Violator, Depeche Mode

Note from Editor (because that’s what I am now):

A bit like being in a band, a lot of people like the idea of being a writer, but don’t really realise how much goes into it. I’ve asked a few people before if they’re interested, but nothing’s ever come of it. Until now. Having recently enjoyed some of Adam’s writing, I felt the time to expand, to march, to tool up, had come. This is the first contributed article for Mathematical Deathgrind from France. Gaze and rejoice.

Violator cover

Image courtesy of Mute Records

Having quite the melancholic temperament, it isn’t really radical of me to say that Depeche Mode’s Violator has long been one of my favourite purchases. A black cocktail of guilt, lust and misery that fuses electronica, pop, and rock, it shines from start to finish, propped up by Dave Gahan’s soothing cry and Martin Gore’s simplistic (yet heartfelt) song–writing.

Though it creeps in at the beginning with the menacingly upbeat World in My Eyes, a drone of sexual egotism, it ends with harsh reflection on Clean. It’s a journey that parallels the path many of us take through pleasure; at first a decadent rush, and then a sickly kind of satiation, questioning whether the piggish amounts of dopamine was worth it (although usually, yes.)

Gahan may sing with a robotic intonation, but it never feels like anything he says is half–arsed, especially on Clean. His sonorous confession of addiction feels all the more devastating when you realise how close he came to death not long after the album’s release.

The most well–known song off the album is Personal Jesus, which can either be read as a salute to ever–trusting friendships, or as an examination of unhealthy fixations within relationships. There’s a Halloween feel to it, with harsh keyboards punctuated with screeching guitar; it wouldn’t feel out of place on an Oingo Boingo album. Whatever way you read it, Personal Jesus is an excellent marching anthem, blessed with a hook that will be drummed onto every car dashboard, for now and forever.
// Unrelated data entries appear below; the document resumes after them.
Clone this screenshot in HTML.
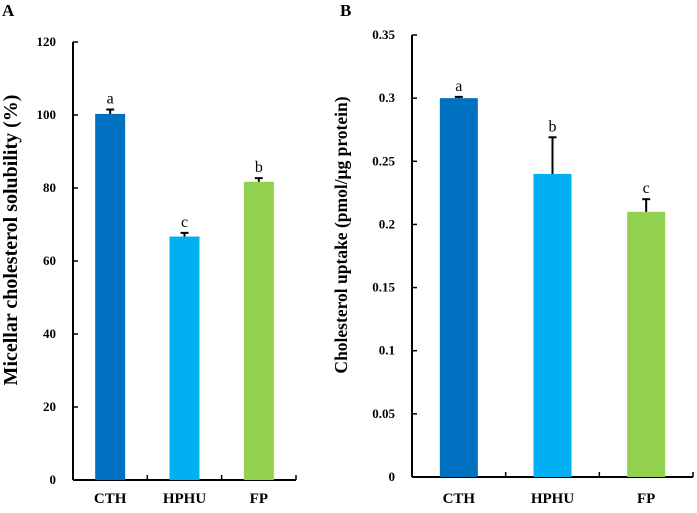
<!DOCTYPE html>
<html><head><meta charset="utf-8"><style>
body{margin:0;background:#fff}
svg text{font-family:"Liberation Serif",serif}
</style></head><body>
<svg id="c" width="697" height="508" xmlns="http://www.w3.org/2000/svg"></svg>
<script>
const categories=["CTH","HPHU","FP"];
const colors=["#0070C0","#00B0F0","#92D050"];
const valuesA=[100.3,66.7,81.7];
const errorsA=[1.2,1.0,1.0];
const lettersA=["a","c","b"];
const ticksA=[0,20,40,60,80,100,120];
const valuesB=[0.3,0.24,0.21];
const errorsB=[0.001,0.029,0.01];
const lettersB=["a","b","c"];
const ticksB=[0,0.05,0.1,0.15,0.2,0.25,0.3,0.35];
const NS="http://www.w3.org/2000/svg";
const svg=document.getElementById('c');
function mk(t,a,txt){const e=document.createElementNS(NS,t);for(const k in a)e.setAttribute(k,a[k]);if(txt!==undefined)e.textContent=txt;svg.appendChild(e);return e;}
function panel(p){
  const y=v=>p.y0-(v/p.max)*(p.y0-p.y1);
  const step=(p.x1-p.x0)/categories.length;
  let e=mk('line',{x1:p.x0,y1:p.y1,x2:p.x0,y2:p.y0,stroke:'#000','stroke-width':2});
  
  e=mk('line',{x1:p.x0,y1:p.y0,x2:p.x1,y2:p.y0,stroke:'#000','stroke-width':2});
  
  p.ticks.forEach(t=>{
    mk('line',{x1:p.x0,y1:y(t),x2:p.x0+5,y2:y(t),stroke:'#000','stroke-width':1.5});
    e=mk('text',{x:p.x0-17,y:y(t)+4,'text-anchor':'end','font-size':13,'font-weight':'bold'},String(t));
    
  });
  for(let i=0;i<=categories.length;i++){mk('line',{x1:p.x0+i*step,y1:p.y0,x2:p.x0+i*step,y2:p.y0-5,stroke:'#000','stroke-width':1.5});}
  categories.forEach((c,i)=>{
    const cx=p.x0+step*(i+0.5);
    const top=y(p.vals[i]);
    e=mk('rect',{x:cx-p.bw/2,y:top,width:p.bw,height:p.y0-top,fill:colors[i]});
    
    const et=y(p.vals[i]+p.errs[i]);
    mk('line',{x1:cx,y1:top,x2:cx,y2:et,stroke:'#000','stroke-width':2});
    mk('line',{x1:cx-4,y1:et,x2:cx+4,y2:et,stroke:'#000','stroke-width':2});
    e=mk('text',{x:cx,y:et-6,'text-anchor':'middle','font-size':16},p.letters[i]);
    
    e=mk('text',{x:cx,y:503,'text-anchor':'middle','font-size':15,'font-weight':'bold'},c);
    
  });
  e=mk('text',{x:0,y:0,'text-anchor':'middle','font-size':p.tfs,'font-weight':'bold',transform:`translate(${p.tx},${p.ty}) rotate(-90)`},p.title);
  
  e=mk('text',{x:p.lx,y:16,'font-size':17,'font-weight':'bold'},p.label);
  
}
panel({id:'panel-a',x0:73,x1:296,y0:480,y1:42,max:120,bw:30,vals:valuesA,errs:errorsA,letters:lettersA,ticks:ticksA,title:'Micellar cholesterol solubility (%)',tx:17,ty:240,tfs:20,lx:2,label:'A'});
panel({id:'panel-b',x0:412,x1:693,y0:477,y1:35,max:0.35,bw:38,vals:valuesB,errs:errorsB,letters:lettersB,ticks:ticksB,title:'Cholesterol uptake (pmol/μg protein)',tx:347,ty:235,tfs:17.5,lx:340,label:'B'});
</script>
</body></html>
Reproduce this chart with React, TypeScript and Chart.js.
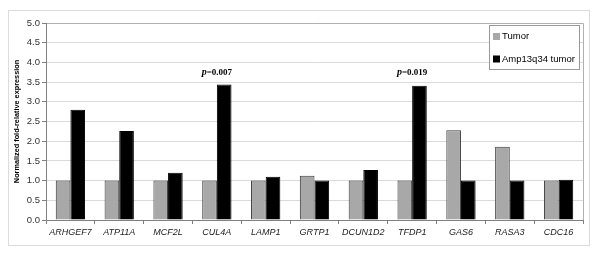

Love and obsession are often entwined in an awkward ball of string. The subjects of many of the songs, in particular Halo, are often treated with a reverence, placed on a pedestal. Some many find this troubling, but I find it an honest window into how many intense romances play out. And though it is infinitely less mopey, Auden’s The More Loving One comes to mind:

If equal affection cannot be
Let the more loving one be me.

Whilst this mantra seems to be the party line, there is (thankfully) a balance. If Personal Jesus is the creepy love song, then Enjoy the Silence is the beautiful one, an ode to the comfortability of not having to say anything within the confines of genuine love. It is a curiously empowering song that remains my favourite on the album, and one that I can rely on to bring me back to reality when times are rough.

There is an intoxicating feel to Violator­; as if one man’s gloom is pouring over you, but not enough to drag you down with him. It’s a chant that validates your wavering happiness and can make grasping the duvet after a break–up (or all manner of other unspecified miseries) become a cathartic experience. It taps into the weeping adolescent in all of us, where sadness can be a grandiloquent display, and also a therapeutic release.

It’s been 25 years since Violator was released, and unlike some of Depeche Mode’s other releases, such as the proto–industrial People are People or the infuriating Just Can’t Get Enough, the songs on Violator have not been affected by the dusty punches of Father Time. It serves as the evolution between the gothic sub–cultures of the 1980s, and the screeching dirges of the 1990s. Here, Depeche Mode essentially act as a suited up predecessor to Trent Reznor (and sounds better for it.)

So, if you’re looking for classics you may have missed the first time round, I cannot recommend the dirge and dance of Violator enough.